System Architecture: Adaptive Experts and Smarter Data Curation
The core of the proposed system is an enhancement of the standard BST model, focusing on two key architectural and data-level improvements.
First is the Adaptive Context-Aware Mixture-of-Experts (MoE) architecture.
Instead of a single monolithic Transformer, the system uses multiple “expert” networks. Critically, these are not generic experts; they are specialized. One expert is trained on short sequences of user interactions (e.g., the last 7 items) to capture immediate intent, while another expert handles longer, mid-term sequences (e.g., the last 20 items) to model more stable preferences. An adaptive gating network learns to route user representations to the most relevant expert(s) based on their interaction history, allowing the model to dynamically adjust to different user contexts.
Second is a more intelligent data sampling strategy called Personalized Hard Negative-aware Sampling (PHNS).
Typical negative sampling is random or based on global popularity. This paper proposes using user-specific completion rates to mine for “hard negatives”: titles the user started watching but abandoned.
These examples are powerful because they are semantically close to the user’s interests but were ultimately not satisfying. Training on these forces the model to learn the nuanced boundary between a good and a bad recommendation for a specific user, far better than training on obviously irrelevant random negatives.
Training Objective: Beyond CTR with Engagement-Aware Multi-Task Learning
Perhaps the most impactful component is the re-framing of the optimization objective. The system uses a multi-task learning (MTL) framework to jointly optimize three distinct but related tasks:
CTR Prediction: A binary classification task.
Ranking Optimization: A contrastive loss-based task to ensure relevant items are scored higher than irrelevant ones.
Completion Rate Prediction: A regression task to estimate how much of a title a user will watch.
The key innovation here is the Engagement-Aware Personalized Loss.
The standard binary cross-entropy (for CTR) and contrastive (for ranking) losses are dynamically weighted by a user-specific scaling factor derived from the completion rate. For example, a positive interaction where a user watched 95% of a movie will contribute more significantly to the loss calculation than an interaction where they only watched 15%. This aligns the model’s gradient updates with a direct proxy for user satisfaction.

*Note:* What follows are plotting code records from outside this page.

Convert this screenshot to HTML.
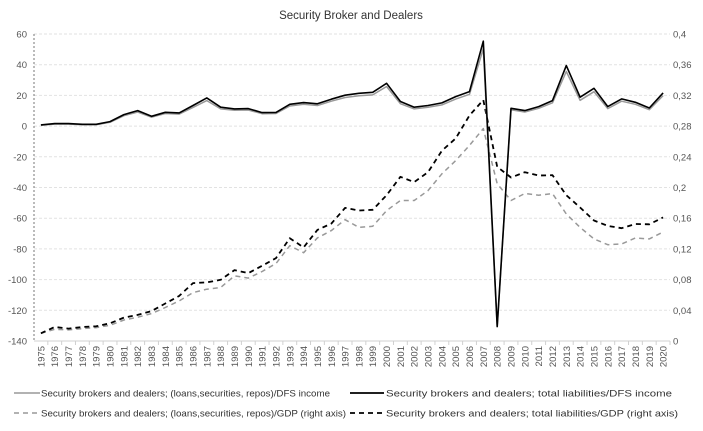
<!DOCTYPE html>
<html><head><meta charset="utf-8"><style>
html,body{margin:0;padding:0;background:#fff}
svg{display:block;font-family:"Liberation Sans",sans-serif}
</style></head><body>
<svg id="chart" width="703" height="431" viewBox="0 0 703 431">
<text x="351" y="19" text-anchor="middle" font-size="11.5" fill="#333">Security Broker and Dealers</text>
<g id="grid"></g><g id="axes"></g><g id="series"></g>
<g font-size="9.5" fill="#333">
<g><line x1="14" y1="393" x2="40" y2="393" stroke="#999" stroke-width="1.5"/><text x="41" y="396.5" textLength="289" lengthAdjust="spacingAndGlyphs">Security brokers and dealers; (loans,securities, repos)/DFS income</text></g>
<g><line x1="350" y1="393" x2="384" y2="393" stroke="#000" stroke-width="1.8"/><text x="386" y="396.5" textLength="286" lengthAdjust="spacingAndGlyphs">Security brokers and dealers; total liabilities/DFS income</text></g>
<g><line x1="14" y1="413" x2="40" y2="413" stroke="#999" stroke-width="1.5" stroke-dasharray="5,4"/><text x="41" y="416.5" textLength="305" lengthAdjust="spacingAndGlyphs">Security brokers and dealers; (loans,securities, repos)/GDP (right axis)</text></g>
<g><line x1="350" y1="413" x2="384" y2="413" stroke="#000" stroke-width="1.8" stroke-dasharray="5,4"/><text x="386" y="416.5" textLength="292" lengthAdjust="spacingAndGlyphs">Security brokers and dealers; total liabilities/GDP (right axis)</text></g>
</g>
</svg>
<script>
const years = [];
for (let y = 1975; y <= 2020; y++) years.push(String(y));
const leftTicks = [60,40,20,0,-20,-40,-60,-80,-100,-120,-140];
const rightTicks = ["0,4","0,36","0,32","0,28","0,24","0,2","0,16","0,12","0,08","0,04","0"];
const liabDfs = [0.8,1.6,1.6,1.2,1.2,2.9,7.5,10.1,6.4,9,8.6,13.4,18.4,12.3,11.2,11.4,8.8,8.9,14.2,15.3,14.5,17.5,20.1,21.4,22,27.9,16,12.3,13.4,15.1,19.2,22.5,55.3,-130.6,11.6,10.1,12.7,16.6,39.4,18.8,24.6,12.7,17.7,15.5,11.8,21.6];
const loansDfs = [0.6,1.3,1.3,0.9,0.9,2.5,6.8,9.2,5.8,8.2,7.8,12.2,16.6,11.2,10.3,10.5,8.1,8.2,13.1,14.2,13.4,16.2,18.6,19.8,20.3,25.8,14.6,11.2,12.3,13.8,17.6,20.7,50.5,-130.6,10.6,9.2,11.6,15.2,35.6,16.8,22.4,11.4,16.2,14.2,10.7,19.9];
const liabGdp = [0.010,0.0183,0.0161,0.0183,0.0192,0.0231,0.0305,0.034,0.039,0.0488,0.0588,0.0754,0.0763,0.0797,0.0924,0.0885,0.098,0.108,0.134,0.122,0.1447,0.153,0.1734,0.170,0.171,0.190,0.214,0.207,0.220,0.248,0.264,0.294,0.314,0.227,0.213,0.220,0.2157,0.216,0.190,0.174,0.157,0.150,0.147,0.1525,0.152,0.161];
const loansGdp = [0.010,0.0153,0.0144,0.0161,0.0174,0.0205,0.0274,0.031,0.0357,0.0436,0.0523,0.063,0.0675,0.0697,0.085,0.082,0.0905,0.101,0.1242,0.115,0.1343,0.1438,0.158,0.148,0.1495,0.1699,0.183,0.183,0.196,0.2178,0.235,0.2549,0.2767,0.205,0.183,0.1922,0.19,0.192,0.1655,0.148,0.133,0.1255,0.1264,0.1342,0.133,0.142];

const NS = "http://www.w3.org/2000/svg";
const X0 = 34, X1 = 670, YT = 34, YB = 341;
const step = (X1 - X0) / years.length;
const xPos = i => X0 + (i + 0.5) * step;
const yLeft = v => YB - (v + 140) / 200 * (YB - YT);
const yRight = v => YB - v / 0.4 * (YB - YT);
function mk(tag, attrs, parent) {
  const e = document.createElementNS(NS, tag);
  for (const k in attrs) e.setAttribute(k, attrs[k]);
  parent.appendChild(e); return e;
}
const grid = document.getElementById('grid'), axes = document.getElementById('axes'), ser = document.getElementById('series');
leftTicks.forEach((t, i) => {
  const y = yLeft(t);
  if (t !== -140) {
    const g = mk('line', {x1: X0, x2: X1, y1: y, y2: y, stroke: '#e2e2e2', 'stroke-width': 1, 'stroke-dasharray': '3,2'}, grid);
    
    
  }
  const tx = mk('text', {x: 27, y: y + 3.5, 'text-anchor': 'end', 'font-size': 9.5, fill: '#555'}, axes);
  tx.textContent = t;
  
  
  const rt = mk('text', {x: 673, y: y + 3.5, 'font-size': 9.5, fill: '#555'}, axes);
  rt.textContent = rightTicks[i];
  
  
});
const ya = mk('line', {x1: X0, x2: X0, y1: YT, y2: YB, stroke: '#777', 'stroke-width': 1, 'stroke-dasharray': '2,2'}, axes);


const xa = mk('line', {x1: X0, x2: X1, y1: YB, y2: YB, stroke: '#d0d0d0', 'stroke-width': 1}, axes);


years.forEach((yr, i) => {
  const x = xPos(i);
  const tk = mk('line', {x1: X0 + (i+1)*step, x2: X0 + (i+1)*step, y1: YB, y2: YB + 4, stroke: '#d0d0d0'}, axes);
  
  
  const t = mk('text', {x: 0, y: 0, 'text-anchor': 'end', 'font-size': 9.5, fill: '#555', transform: `translate(${x + 3.5},346) rotate(-90)`}, axes);
  t.textContent = yr;
  
  
});
function line(vals, yf, stroke, w, dash, name) {
  const d = vals.map((v, i) => (i ? 'L' : 'M') + xPos(i).toFixed(1) + ',' + yf(v).toFixed(1)).join('');
  const p = mk('path', {d: d, fill: 'none', stroke: stroke, 'stroke-width': w, 'stroke-linejoin': 'round'}, ser);
  if (dash) p.setAttribute('stroke-dasharray', dash);
  
  
}
line(loansGdp, yRight, '#999', 1.5, '5,4', 'series-loans-gdp');
line(liabGdp, yRight, '#000', 1.8, '5,4', 'series-liabilities-gdp');
line(loansDfs, yLeft, '#999', 1.5, null, 'series-loans-dfs');
line(liabDfs, yLeft, '#000', 1.6, null, 'series-liabilities-dfs');
</script>
</body></html>
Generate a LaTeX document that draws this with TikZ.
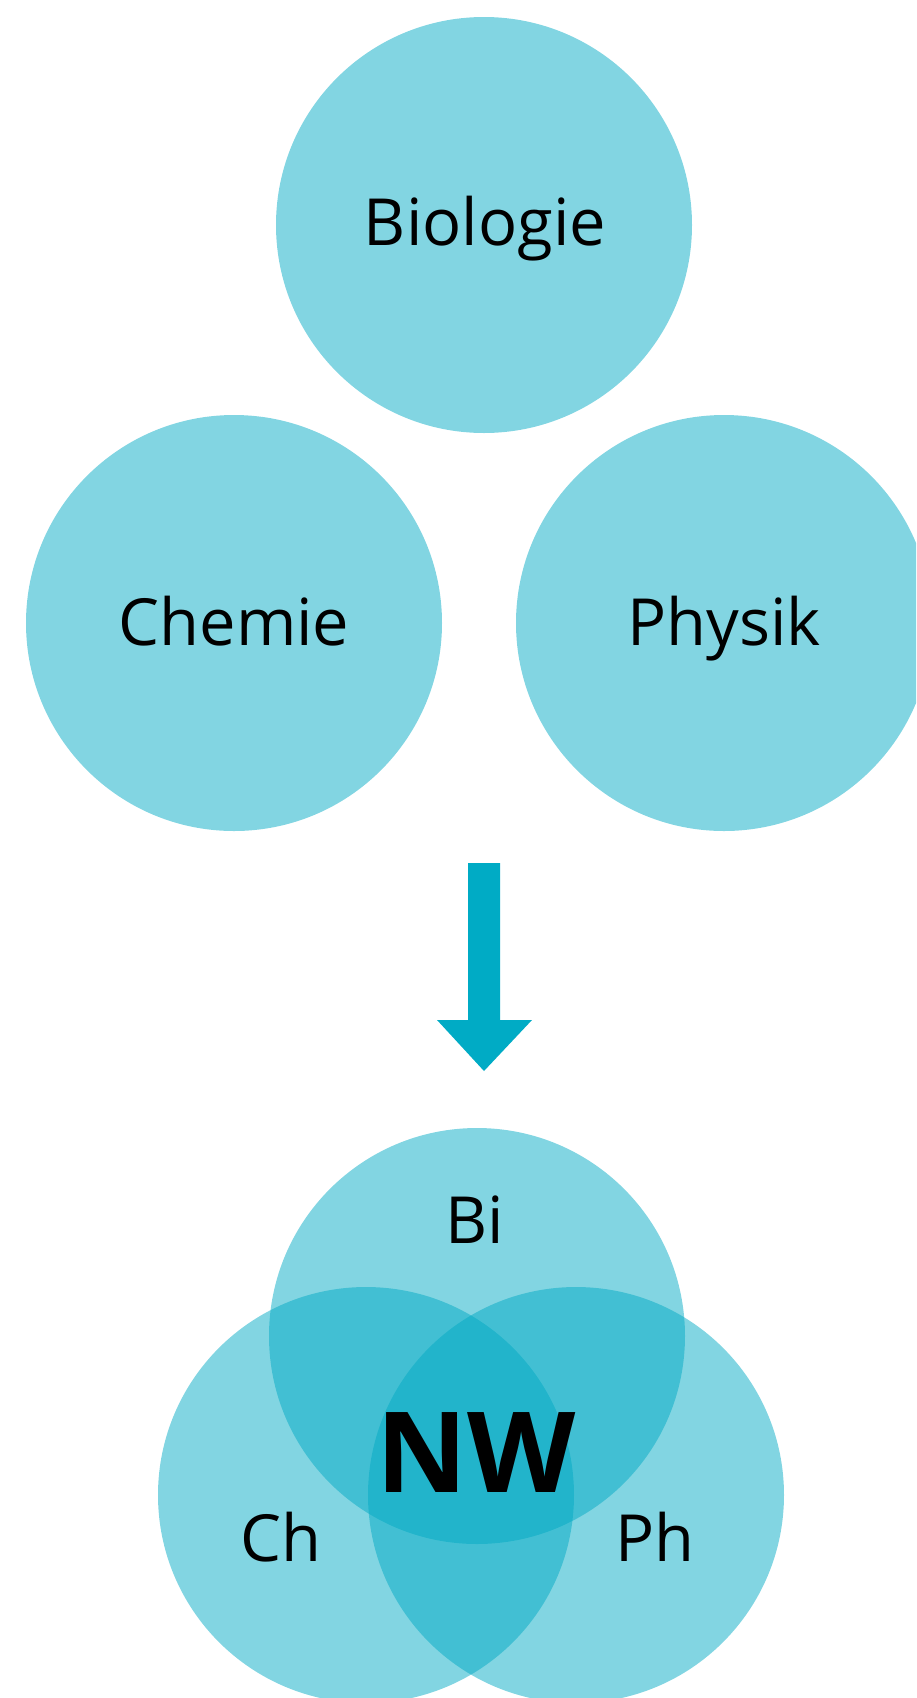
\documentclass[tikz,border=0pt]{standalone}
\usepackage{fontspec}
\setmainfont{Open Sans}
\definecolor{nwblue}{HTML}{00A9C3}
\definecolor{arrowblue}{HTML}{00ABC5}
\begin{document}
\begin{tikzpicture}[x=1pt,y=-1pt,
  bubble/.style={circle,minimum size=416pt,inner sep=0pt,fill=nwblue,fill opacity=0.49,draw=none},
  lbl/.style={anchor=base,font=\fontsize{65}{78}\selectfont,text=black,inner sep=0pt},
  biglbl/.style={anchor=base,font=\fontsize{112}{130}\selectfont\bfseries,text=black,inner sep=0pt}]
\useasboundingbox (0,0) rectangle (916,1698);
\clip (0,0) rectangle (916,1698);
% top circles
\node[bubble] (bio) at (484,225) {};
\node[bubble] (che) at (234,623) {};
\node[bubble] (phy) at (724,623) {};
\node[lbl] (tbio) at (485,245) {Biologie};
\node[lbl] (tche) at (234,645) {Chemie};
\node[lbl] (tphy) at (724,645) {Physik};
% arrow
\coordinate (atop) at (484,863);
\coordinate (atip) at (484,1071);
\fill[arrowblue] (468,863) -- (500,863) -- (500,1020) -- (532,1020) -- (atip) -- (437,1020) -- (468,1020) -- cycle;
% venn
\node[bubble] (vbi) at (477,1336) {};
\node[bubble] (vch) at (366,1495) {};
\node[bubble] (vph) at (576,1495) {};
\node[lbl] (tbi) at (475,1243) {Bi};
\node[lbl] (tch) at (281,1561) {Ch};
\node[lbl] (tph) at (655,1561) {Ph};
\node[biglbl] (tnw) at (476,1492) {NW};
\end{tikzpicture}
\end{document}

Furthermore, the system extends its prediction horizon to a Next-K forecasting task. To train this, they use a soft-labeling approach where the immediate next title gets a positive label of 1.0, the second-next gets 0.6, and the third gets 0.3. This teaches the model to consider the user’s longer-term journey while still prioritizing the accuracy of the most immediate recommendation.
Main Takeaways for MLEs
Your Negative Samples Define Your Model’s Capability: The success of PHNS is a strong reminder that thoughtful data curation is as important as model architecture. Instead of random sampling, leverage user-specific engagement signals (e.g., completion rate, dwell time, bounce rate) to find challenging negative examples that will teach your model fine-grained user preferences.
Align Loss Functions Directly with Business Value: Moving beyond generic loss functions like BCE is crucial. The paper’s personalized loss, which incorporates completion rate, is a prime example of how to encode a key business metric (user satisfaction) directly into the training objective.
Use MoE for Specialization, Not Just Scale: The MoE architecture here isn’t just about increasing parameter count efficiently. It’s a deliberate design choice to have different parts of the model specialize in different contexts (short-term vs. mid-term behavior). Consider if your users exhibit distinct modes of interaction that could be handled by specialized experts.
Architect for the Entire User Journey: The shift from next-item to Next-K prediction reflects a more realistic view of user behavior. The soft-labeling technique is a practical engineering solution to balance immediate accuracy with long-term foresight, preventing the model from being diluted by noisy future signals.
Synergy Matters: The strength of this work lies not in a single component, but in how PHNS, S-MoE, and the personalized MTL objective work together. Real-world performance gains often come from designing a cohesive system where each component addresses a specific weakness in the overall modeling pipeline.



The personalized hard negative sampling approach is clever. Using completion rates to idnetify titles users abandoned is way more informative than random negatives. I'd be curious how they handle edge cases where users drop off for non content reasons like interuptions. The MoE architecture makng sense here too, especialy with the adaptive gating between short term and mid term experts.
Thanks for writing this it clarifies a lot. What if S-MoE's adaptive gate misroutes user behavior?